━━━ Raw data ━━━

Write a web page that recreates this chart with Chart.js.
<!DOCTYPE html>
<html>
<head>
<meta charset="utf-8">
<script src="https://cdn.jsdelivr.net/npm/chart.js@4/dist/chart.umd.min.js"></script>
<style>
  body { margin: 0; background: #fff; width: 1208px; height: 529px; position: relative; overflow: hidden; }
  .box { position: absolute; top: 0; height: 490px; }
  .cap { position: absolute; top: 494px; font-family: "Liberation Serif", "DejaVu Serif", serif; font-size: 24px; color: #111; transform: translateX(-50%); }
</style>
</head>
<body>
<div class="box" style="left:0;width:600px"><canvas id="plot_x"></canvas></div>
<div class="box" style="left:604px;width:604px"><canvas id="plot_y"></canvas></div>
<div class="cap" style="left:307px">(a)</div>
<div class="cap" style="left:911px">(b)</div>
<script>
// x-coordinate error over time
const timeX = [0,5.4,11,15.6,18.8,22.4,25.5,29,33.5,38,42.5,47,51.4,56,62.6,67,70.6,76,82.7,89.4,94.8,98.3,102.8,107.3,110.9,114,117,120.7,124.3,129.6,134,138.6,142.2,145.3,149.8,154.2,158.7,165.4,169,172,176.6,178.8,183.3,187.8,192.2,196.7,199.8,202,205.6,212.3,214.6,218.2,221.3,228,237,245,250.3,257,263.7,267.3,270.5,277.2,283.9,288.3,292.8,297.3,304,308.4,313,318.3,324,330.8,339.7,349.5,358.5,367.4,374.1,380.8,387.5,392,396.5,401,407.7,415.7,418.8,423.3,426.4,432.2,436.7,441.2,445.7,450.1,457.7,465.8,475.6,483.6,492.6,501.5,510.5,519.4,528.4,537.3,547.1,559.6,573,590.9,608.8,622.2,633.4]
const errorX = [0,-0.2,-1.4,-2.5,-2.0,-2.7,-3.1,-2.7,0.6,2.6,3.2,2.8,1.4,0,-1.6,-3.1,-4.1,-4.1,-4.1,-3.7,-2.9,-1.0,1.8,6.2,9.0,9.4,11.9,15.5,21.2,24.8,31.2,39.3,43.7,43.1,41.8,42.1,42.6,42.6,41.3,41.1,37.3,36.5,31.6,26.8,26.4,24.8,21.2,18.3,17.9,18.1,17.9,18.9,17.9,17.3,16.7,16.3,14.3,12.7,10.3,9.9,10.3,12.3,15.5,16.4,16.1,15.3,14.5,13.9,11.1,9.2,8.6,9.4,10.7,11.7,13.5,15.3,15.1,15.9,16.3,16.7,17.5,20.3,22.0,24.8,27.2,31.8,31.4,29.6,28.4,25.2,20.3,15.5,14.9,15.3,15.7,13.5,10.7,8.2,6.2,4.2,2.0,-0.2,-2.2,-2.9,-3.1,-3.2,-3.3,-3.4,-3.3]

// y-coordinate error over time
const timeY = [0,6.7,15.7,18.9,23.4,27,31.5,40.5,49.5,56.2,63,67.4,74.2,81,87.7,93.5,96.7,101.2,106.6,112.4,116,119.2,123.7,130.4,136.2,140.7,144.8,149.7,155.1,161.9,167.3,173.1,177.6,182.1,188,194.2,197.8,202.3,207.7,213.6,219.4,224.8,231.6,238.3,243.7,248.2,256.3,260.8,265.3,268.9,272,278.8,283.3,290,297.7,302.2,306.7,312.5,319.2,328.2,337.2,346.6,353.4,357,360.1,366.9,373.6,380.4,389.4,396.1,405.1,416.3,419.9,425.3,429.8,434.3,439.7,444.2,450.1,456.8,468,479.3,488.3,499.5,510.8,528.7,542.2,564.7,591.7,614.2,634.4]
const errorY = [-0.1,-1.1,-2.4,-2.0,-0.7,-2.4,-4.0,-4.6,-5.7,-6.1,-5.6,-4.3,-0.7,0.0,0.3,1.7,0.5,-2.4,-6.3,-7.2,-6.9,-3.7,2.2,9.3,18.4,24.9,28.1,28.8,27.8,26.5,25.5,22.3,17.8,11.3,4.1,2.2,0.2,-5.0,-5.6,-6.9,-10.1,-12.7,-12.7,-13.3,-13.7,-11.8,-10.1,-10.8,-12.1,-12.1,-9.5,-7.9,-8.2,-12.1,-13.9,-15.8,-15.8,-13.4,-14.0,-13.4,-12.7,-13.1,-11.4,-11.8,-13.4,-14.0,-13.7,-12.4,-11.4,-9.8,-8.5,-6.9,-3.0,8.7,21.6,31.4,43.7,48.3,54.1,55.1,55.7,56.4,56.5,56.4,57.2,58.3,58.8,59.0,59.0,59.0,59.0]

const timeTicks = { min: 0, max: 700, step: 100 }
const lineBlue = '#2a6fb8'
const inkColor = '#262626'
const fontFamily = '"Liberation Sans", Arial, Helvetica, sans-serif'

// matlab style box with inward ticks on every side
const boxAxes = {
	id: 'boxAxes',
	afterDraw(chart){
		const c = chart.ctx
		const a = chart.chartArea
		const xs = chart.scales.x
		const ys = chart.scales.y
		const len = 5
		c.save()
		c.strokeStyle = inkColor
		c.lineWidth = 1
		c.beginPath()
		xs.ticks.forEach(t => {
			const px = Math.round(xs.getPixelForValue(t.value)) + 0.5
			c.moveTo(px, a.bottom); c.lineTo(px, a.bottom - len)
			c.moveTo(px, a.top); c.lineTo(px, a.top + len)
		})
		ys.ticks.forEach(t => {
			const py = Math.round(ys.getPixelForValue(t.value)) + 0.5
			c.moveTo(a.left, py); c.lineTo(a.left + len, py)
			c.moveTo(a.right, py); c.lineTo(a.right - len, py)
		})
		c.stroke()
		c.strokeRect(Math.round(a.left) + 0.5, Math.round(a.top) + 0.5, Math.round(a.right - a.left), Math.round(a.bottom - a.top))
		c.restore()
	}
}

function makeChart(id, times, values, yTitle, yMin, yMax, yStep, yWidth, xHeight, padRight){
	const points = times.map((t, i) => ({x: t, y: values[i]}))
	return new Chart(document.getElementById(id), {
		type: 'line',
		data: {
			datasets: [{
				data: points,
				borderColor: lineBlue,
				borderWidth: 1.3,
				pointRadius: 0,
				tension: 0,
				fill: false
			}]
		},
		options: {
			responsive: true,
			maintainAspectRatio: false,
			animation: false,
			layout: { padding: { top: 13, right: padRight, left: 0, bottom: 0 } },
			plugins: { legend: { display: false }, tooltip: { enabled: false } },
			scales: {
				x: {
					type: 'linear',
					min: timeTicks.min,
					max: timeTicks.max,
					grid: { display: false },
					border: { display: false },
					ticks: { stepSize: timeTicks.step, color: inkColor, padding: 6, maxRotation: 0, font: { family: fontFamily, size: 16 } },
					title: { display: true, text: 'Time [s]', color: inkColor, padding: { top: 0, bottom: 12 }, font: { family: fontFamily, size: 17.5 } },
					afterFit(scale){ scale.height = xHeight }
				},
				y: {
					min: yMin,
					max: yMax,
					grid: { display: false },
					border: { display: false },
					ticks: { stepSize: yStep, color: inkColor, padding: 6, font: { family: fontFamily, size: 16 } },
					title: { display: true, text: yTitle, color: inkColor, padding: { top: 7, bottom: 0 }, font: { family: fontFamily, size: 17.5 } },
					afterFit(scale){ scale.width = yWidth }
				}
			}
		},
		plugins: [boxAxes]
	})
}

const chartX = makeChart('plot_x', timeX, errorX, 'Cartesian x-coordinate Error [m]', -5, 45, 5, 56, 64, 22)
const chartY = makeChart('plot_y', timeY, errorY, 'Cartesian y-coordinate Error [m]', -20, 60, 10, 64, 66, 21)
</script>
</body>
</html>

━━━

Set down every line of the listing above again, exactly as given.

Write a web page that recreates this chart with Chart.js.
<!DOCTYPE html>
<html>
<head>
<meta charset="utf-8">
<script src="https://cdn.jsdelivr.net/npm/chart.js@4/dist/chart.umd.min.js"></script>
<style>
  body { margin: 0; background: #fff; width: 1208px; height: 529px; position: relative; overflow: hidden; }
  .box { position: absolute; top: 0; height: 490px; }
  .cap { position: absolute; top: 494px; font-family: "Liberation Serif", "DejaVu Serif", serif; font-size: 24px; color: #111; transform: translateX(-50%); }
</style>
</head>
<body>
<div class="box" style="left:0;width:600px"><canvas id="plot_x"></canvas></div>
<div class="box" style="left:604px;width:604px"><canvas id="plot_y"></canvas></div>
<div class="cap" style="left:307px">(a)</div>
<div class="cap" style="left:911px">(b)</div>
<script>
// x-coordinate error over time
const timeX = [0,5.4,11,15.6,18.8,22.4,25.5,29,33.5,38,42.5,47,51.4,56,62.6,67,70.6,76,82.7,89.4,94.8,98.3,102.8,107.3,110.9,114,117,120.7,124.3,129.6,134,138.6,142.2,145.3,149.8,154.2,158.7,165.4,169,172,176.6,178.8,183.3,187.8,192.2,196.7,199.8,202,205.6,212.3,214.6,218.2,221.3,228,237,245,250.3,257,263.7,267.3,270.5,277.2,283.9,288.3,292.8,297.3,304,308.4,313,318.3,324,330.8,339.7,349.5,358.5,367.4,374.1,380.8,387.5,392,396.5,401,407.7,415.7,418.8,423.3,426.4,432.2,436.7,441.2,445.7,450.1,457.7,465.8,475.6,483.6,492.6,501.5,510.5,519.4,528.4,537.3,547.1,559.6,573,590.9,608.8,622.2,633.4]
const errorX = [0,-0.2,-1.4,-2.5,-2.0,-2.7,-3.1,-2.7,0.6,2.6,3.2,2.8,1.4,0,-1.6,-3.1,-4.1,-4.1,-4.1,-3.7,-2.9,-1.0,1.8,6.2,9.0,9.4,11.9,15.5,21.2,24.8,31.2,39.3,43.7,43.1,41.8,42.1,42.6,42.6,41.3,41.1,37.3,36.5,31.6,26.8,26.4,24.8,21.2,18.3,17.9,18.1,17.9,18.9,17.9,17.3,16.7,16.3,14.3,12.7,10.3,9.9,10.3,12.3,15.5,16.4,16.1,15.3,14.5,13.9,11.1,9.2,8.6,9.4,10.7,11.7,13.5,15.3,15.1,15.9,16.3,16.7,17.5,20.3,22.0,24.8,27.2,31.8,31.4,29.6,28.4,25.2,20.3,15.5,14.9,15.3,15.7,13.5,10.7,8.2,6.2,4.2,2.0,-0.2,-2.2,-2.9,-3.1,-3.2,-3.3,-3.4,-3.3]

// y-coordinate error over time
const timeY = [0,6.7,15.7,18.9,23.4,27,31.5,40.5,49.5,56.2,63,67.4,74.2,81,87.7,93.5,96.7,101.2,106.6,112.4,116,119.2,123.7,130.4,136.2,140.7,144.8,149.7,155.1,161.9,167.3,173.1,177.6,182.1,188,194.2,197.8,202.3,207.7,213.6,219.4,224.8,231.6,238.3,243.7,248.2,256.3,260.8,265.3,268.9,272,278.8,283.3,290,297.7,302.2,306.7,312.5,319.2,328.2,337.2,346.6,353.4,357,360.1,366.9,373.6,380.4,389.4,396.1,405.1,416.3,419.9,425.3,429.8,434.3,439.7,444.2,450.1,456.8,468,479.3,488.3,499.5,510.8,528.7,542.2,564.7,591.7,614.2,634.4]
const errorY = [-0.1,-1.1,-2.4,-2.0,-0.7,-2.4,-4.0,-4.6,-5.7,-6.1,-5.6,-4.3,-0.7,0.0,0.3,1.7,0.5,-2.4,-6.3,-7.2,-6.9,-3.7,2.2,9.3,18.4,24.9,28.1,28.8,27.8,26.5,25.5,22.3,17.8,11.3,4.1,2.2,0.2,-5.0,-5.6,-6.9,-10.1,-12.7,-12.7,-13.3,-13.7,-11.8,-10.1,-10.8,-12.1,-12.1,-9.5,-7.9,-8.2,-12.1,-13.9,-15.8,-15.8,-13.4,-14.0,-13.4,-12.7,-13.1,-11.4,-11.8,-13.4,-14.0,-13.7,-12.4,-11.4,-9.8,-8.5,-6.9,-3.0,8.7,21.6,31.4,43.7,48.3,54.1,55.1,55.7,56.4,56.5,56.4,57.2,58.3,58.8,59.0,59.0,59.0,59.0]

const timeTicks = { min: 0, max: 700, step: 100 }
const lineBlue = '#2a6fb8'
const inkColor = '#262626'
const fontFamily = '"Liberation Sans", Arial, Helvetica, sans-serif'

// matlab style box with inward ticks on every side
const boxAxes = {
	id: 'boxAxes',
	afterDraw(chart){
		const c = chart.ctx
		const a = chart.chartArea
		const xs = chart.scales.x
		const ys = chart.scales.y
		const len = 5
		c.save()
		c.strokeStyle = inkColor
		c.lineWidth = 1
		c.beginPath()
		xs.ticks.forEach(t => {
			const px = Math.round(xs.getPixelForValue(t.value)) + 0.5
			c.moveTo(px, a.bottom); c.lineTo(px, a.bottom - len)
			c.moveTo(px, a.top); c.lineTo(px, a.top + len)
		})
		ys.ticks.forEach(t => {
			const py = Math.round(ys.getPixelForValue(t.value)) + 0.5
			c.moveTo(a.left, py); c.lineTo(a.left + len, py)
			c.moveTo(a.right, py); c.lineTo(a.right - len, py)
		})
		c.stroke()
		c.strokeRect(Math.round(a.left) + 0.5, Math.round(a.top) + 0.5, Math.round(a.right - a.left), Math.round(a.bottom - a.top))
		c.restore()
	}
}

function makeChart(id, times, values, yTitle, yMin, yMax, yStep, yWidth, xHeight, padRight){
	const points = times.map((t, i) => ({x: t, y: values[i]}))
	return new Chart(document.getElementById(id), {
		type: 'line',
		data: {
			datasets: [{
				data: points,
				borderColor: lineBlue,
				borderWidth: 1.3,
				pointRadius: 0,
				tension: 0,
				fill: false
			}]
		},
		options: {
			responsive: true,
			maintainAspectRatio: false,
			animation: false,
			layout: { padding: { top: 13, right: padRight, left: 0, bottom: 0 } },
			plugins: { legend: { display: false }, tooltip: { enabled: false } },
			scales: {
				x: {
					type: 'linear',
					min: timeTicks.min,
					max: timeTicks.max,
					grid: { display: false },
					border: { display: false },
					ticks: { stepSize: timeTicks.step, color: inkColor, padding: 6, maxRotation: 0, font: { family: fontFamily, size: 16 } },
					title: { display: true, text: 'Time [s]', color: inkColor, padding: { top: 0, bottom: 12 }, font: { family: fontFamily, size: 17.5 } },
					afterFit(scale){ scale.height = xHeight }
				},
				y: {
					min: yMin,
					max: yMax,
					grid: { display: false },
					border: { display: false },
					ticks: { stepSize: yStep, color: inkColor, padding: 6, font: { family: fontFamily, size: 16 } },
					title: { display: true, text: yTitle, color: inkColor, padding: { top: 7, bottom: 0 }, font: { family: fontFamily, size: 17.5 } },
					afterFit(scale){ scale.width = yWidth }
				}
			}
		},
		plugins: [boxAxes]
	})
}

const chartX = makeChart('plot_x', timeX, errorX, 'Cartesian x-coordinate Error [m]', -5, 45, 5, 56, 64, 22)
const chartY = makeChart('plot_y', timeY, errorY, 'Cartesian y-coordinate Error [m]', -20, 60, 10, 64, 66, 21)
</script>
</body>
</html>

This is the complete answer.